Ultimately, the story of soil organic matter must connect to our human systems, including our economies. For too long, the vital services provided by nature have been treated as "free," their degradation an unaccounted "externality." But this is changing, as we learn to speak the language of economics to describe the value of a healthy environment. Here, humus provides one of the clearest examples.

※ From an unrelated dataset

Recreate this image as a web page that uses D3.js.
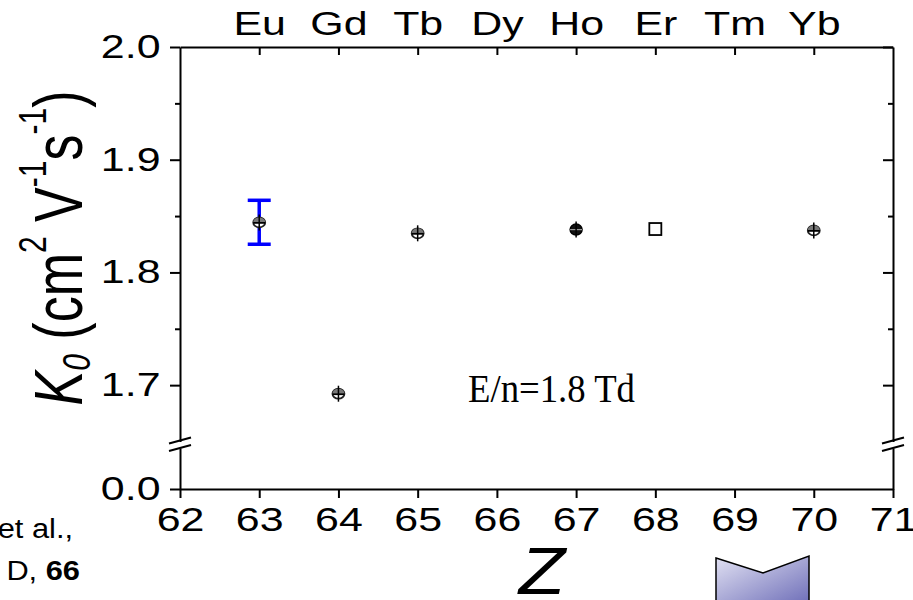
<!DOCTYPE html>
<html>
<head>
<meta charset="utf-8">
<script src="https://cdn.jsdelivr.net/npm/d3@7"></script>
<style>
  body { margin: 0; background: #fff; }
  svg { display: block; font-family: "Liberation Sans", Arial, sans-serif; }
</style>
</head>
<body>
<svg id="chart" width="913" height="600"></svg>
<script>
// data
const zValues = [63, 64, 65, 67, 68, 70];
const k0Values = [1.8444, 1.6924, 1.8347, 1.8380, 1.8385, 1.8373];
const k0Err = [0.003, 0.003, 0.003, 0.003, 0.004, 0.003];
const markerKind = ['half', 'half', 'half', 'cross', 'square', 'half'];
const euErrLow = 1.8250;
const euErrHigh = 1.8640;
const elementZ = [63, 64, 65, 66, 67, 68, 69, 70];
const elementNames = ['Eu', 'Gd', 'Tb', 'Dy', 'Ho', 'Er', 'Tm', 'Yb'];
const xTicks = [62, 63, 64, 65, 66, 67, 68, 69, 70, 71];
const yMajor = [1.7, 1.8, 1.9, 2.0];
const yMinor = [1.75, 1.85, 1.95];
const yLowTicks = [0.0];

const svg = d3.select('#chart');
const stretch = 1.3;

const x = d3.scaleLinear().domain([62, 71]).range([180, 893]);
const yUp = d3.scaleLinear().domain([1.65, 2.0]).range([441.5, 47]);
const yLow = d3.scaleLinear().domain([0, 0.04]).range([489, 448]);

function styleAxis(g) {
    g.selectAll('path').attr('stroke', '#000').attr('stroke-width', 2);
    g.selectAll('line').attr('stroke', '#000').attr('stroke-width', 2);
    g.selectAll('text').attr('fill', '#000').attr('font-size', 33)
        .attr('font-family', '"Liberation Sans", Arial, sans-serif');
}

// bottom axis
const gBottom = svg.append('g').attr('transform', 'translate(0,489)')
    .call(d3.axisBottom(x).tickValues(xTicks).tickSize(9).tickSizeOuter(0)
        .tickPadding(10).tickFormat(d3.format('d')))
    .call(styleAxis);
gBottom.selectAll('text').attr('transform', `scale(${stretch},1)`);

// top axis: inward ticks + element names
svg.append('g').attr('transform', 'translate(0,47)')
    .call(d3.axisBottom(x).tickValues(elementZ).tickSize(8).tickSizeOuter(0).tickFormat(''))
    .call(styleAxis);
const gTopLab = svg.append('g').attr('transform', 'translate(0,47)')
    .call(d3.axisTop(x).tickValues(elementZ).tickSize(0).tickPadding(12)
        .tickFormat((d, i) => elementNames[i]))
    .call(styleAxis);
gTopLab.select('path').remove();
gTopLab.selectAll('text').attr('transform', `scale(${stretch},1)`);

// left axis, upper part
const gLeft = svg.append('g').attr('transform', 'translate(180,0)')
    .call(d3.axisLeft(yUp).tickValues(yMajor).tickSize(10).tickSizeOuter(0)
        .tickPadding(5).tickFormat(d3.format('.1f')))
    .call(styleAxis);
gLeft.selectAll('text').attr('transform', `scale(${stretch},1)`);
svg.append('g').attr('transform', 'translate(180,0)')
    .call(d3.axisLeft(yUp).tickValues(yMinor).tickSize(5).tickSizeOuter(0).tickFormat(''))
    .call(styleAxis).select('path').remove();

// left axis, lower part
const gLeftLow = svg.append('g').attr('transform', 'translate(180,0)')
    .call(d3.axisLeft(yLow).tickValues(yLowTicks).tickSize(10).tickSizeOuter(0)
        .tickPadding(5).tickFormat(d3.format('.1f')))
    .call(styleAxis);
gLeftLow.selectAll('text').attr('transform', `scale(${stretch},1)`);

// right axis (inward ticks)
svg.append('g').attr('transform', 'translate(893,0)')
    .call(d3.axisLeft(yUp).tickValues(yMajor).tickSize(10).tickSizeOuter(0).tickFormat(''))
    .call(styleAxis);
svg.append('g').attr('transform', 'translate(893,0)')
    .call(d3.axisLeft(yUp).tickValues(yMinor).tickSize(5).tickSizeOuter(0).tickFormat(''))
    .call(styleAxis).select('path').remove();
svg.append('g').attr('transform', 'translate(893,0)')
    .call(d3.axisLeft(yLow).tickValues([]).tickSizeOuter(0))
    .call(styleAxis);

// axis break marks
[180, 893].forEach(ax => {
    [yUp(1.65) - 1, yLow(0.04)].forEach(yy => {
        svg.append('line')
            .attr('x1', ax - 11).attr('y1', yy + 3)
            .attr('x2', ax + 11).attr('y2', yy - 3)
            .attr('stroke', '#000').attr('stroke-width', 2);
    });
});

// Eu error bar (blue)
const euX = x(63);
const blue = svg.append('g').attr('stroke', '#0000ff').attr('stroke-width', 3.5);
blue.append('line').attr('x1', euX).attr('x2', euX).attr('y1', yUp(euErrHigh)).attr('y2', yUp(euErrLow));
blue.append('line').attr('x1', euX - 11.5).attr('x2', euX + 11.5).attr('y1', yUp(euErrHigh)).attr('y2', yUp(euErrHigh));
blue.append('line').attr('x1', euX - 11.5).attr('x2', euX + 11.5).attr('y1', yUp(euErrLow)).attr('y2', yUp(euErrLow));

// data markers
const pts = zValues.map((z, i) => ({ z: z, v: k0Values[i], e: k0Err[i], kind: markerKind[i] }));
const mk = svg.append('g').selectAll('g').data(pts).enter().append('g')
    .attr('transform', d => `translate(${x(d.z)},${yUp(d.v)})`);

mk.append('line')
    .attr('x1', 0).attr('x2', 0)
    .attr('y1', d => yUp(d.v + d.e) - yUp(d.v))
    .attr('y2', d => yUp(d.v - d.e) - yUp(d.v))
    .attr('stroke', '#000').attr('stroke-width', 1.5);

mk.filter(d => d.kind === 'half').each(function () {
    const g = d3.select(this);
    g.append('ellipse').attr('rx', 6).attr('ry', 5).attr('fill', '#fff')
        .attr('stroke', '#222').attr('stroke-width', 1.8);
    g.append('path').attr('d', 'M-6,0 A6,5 0 0,1 6,0 Z').attr('fill', '#777');
    g.append('line').attr('x1', -6).attr('x2', 6).attr('y1', 0.5).attr('y2', 0.5)
        .attr('stroke', '#000').attr('stroke-width', 1.8);
    g.append('line').attr('x1', 0).attr('x2', 0).attr('y1', -8).attr('y2', 8)
        .attr('stroke', '#000').attr('stroke-width', 1.5);
});

mk.filter(d => d.kind === 'cross').each(function () {
    const g = d3.select(this);
    g.append('ellipse').attr('rx', 6).attr('ry', 5.5).attr('fill', '#111')
        .attr('stroke', '#000').attr('stroke-width', 1.5);
    g.append('line').attr('x1', -6).attr('x2', 6).attr('y1', 0).attr('y2', 0)
        .attr('stroke', '#999').attr('stroke-width', 1.2);
    g.append('line').attr('x1', 0).attr('x2', 0).attr('y1', -8).attr('y2', 8)
        .attr('stroke', '#000').attr('stroke-width', 1.5);
});

mk.filter(d => d.kind === 'square').append('rect')
    .attr('x', -6).attr('y', -6).attr('width', 12).attr('height', 12)
    .attr('fill', '#fff').attr('stroke', '#000').attr('stroke-width', 1.8);

// annotation
svg.append('text').attr('x', 468).attr('y', 402)
    .attr('font-family', '"Liberation Serif", "Times New Roman", serif')
    .attr('font-size', 39).attr('textLength', 167).attr('lengthAdjust', 'spacingAndGlyphs')
    .text('E/n=1.8 Td');

// y title
const yt = svg.append('text')
    .attr('transform', `translate(82,248) scale(${stretch},1) rotate(-90)`)
    .attr('text-anchor', 'middle').attr('font-size', 52).attr('fill', '#000');
yt.append('tspan').attr('font-style', 'italic').text('K');
yt.append('tspan').attr('font-style', 'italic').attr('font-size', 30).attr('dy', 6).text('0');
yt.append('tspan').attr('dy', -6).text(' (cm');
yt.append('tspan').attr('font-size', 30).attr('dy', -28).text('2');
yt.append('tspan').attr('dy', 28).text(' V');
yt.append('tspan').attr('font-size', 30).attr('dy', -28).text('-1');
yt.append('tspan').attr('dy', 28).text('s');
yt.append('tspan').attr('font-size', 30).attr('dy', -28).text('-1');
yt.append('tspan').attr('dy', 28).text(')');

// x title
svg.append('text').attr('transform', 'translate(542,594) scale(1.15,1)')
    .attr('text-anchor', 'middle').attr('font-size', 66).attr('font-style', 'italic')
    .text('Z');

// citation fragment at left edge
svg.append('text').attr('transform', 'translate(73,538) scale(1.1,1)')
    .attr('text-anchor', 'end').attr('font-size', 28).text('et al.,');
const cit = svg.append('text').attr('transform', 'translate(80,580) scale(1.1,1)')
    .attr('text-anchor', 'end').attr('font-size', 28);
cit.append('tspan').text('D, ');
cit.append('tspan').attr('font-weight', 'bold').text('66');

// chevron arrow
const defs = svg.append('defs');
const grad = defs.append('linearGradient').attr('id', 'chev')
    .attr('x1', '0%').attr('y1', '0%').attr('x2', '100%').attr('y2', '100%');
grad.append('stop').attr('offset', '0%').attr('stop-color', '#e2e2f3');
grad.append('stop').attr('offset', '100%').attr('stop-color', '#6e6eb8');
svg.append('path')
    .attr('d', 'M716,558 L763,573 L809,556 L809,604 L716,604 Z')
    .attr('fill', 'url(#chev)').attr('stroke', '#000').attr('stroke-width', 1.5);
</script>
</body>
</html>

One of the key ecosystem services provided by healthy soil rich in organic matter is its ability to act like a sponge, holding onto water that can sustain crops through dry spells. This is not just an abstract ecological benefit; it is a measurable reduction in risk. Imagine you are an agricultural insurance company. You know there is a certain probability of a mild drought each year—one that could wipe out a crop on a farm with poor, compacted soil but not on a farm with healthy soil and its superior water-holding capacity. By building a model that connects a verifiable increase in soil organic matter to an increase in water holding capacity, you can calculate the precise reduction in the probability of a crop-failure payout. This reduction in expected loss has a direct dollar value. It means you can justifiably offer a lower insurance premium to the farmer who has invested in building their soil's organic matter. This is the principle behind Payment for Ecosystem Services (PES): a direct financial reward for good stewardship, grounded in a rigorous, quantitative understanding of how nature works.

From the microscopic dance of microbes to the global carbon cycle, from the resilience of a forest to the logic of an insurance policy, the thread of soil organic matter runs through it all. It is a stunning example of the unity of science, reminding us that the ground beneath our feet is not a static stage, but a dynamic and vital player in the ongoing story of our planet.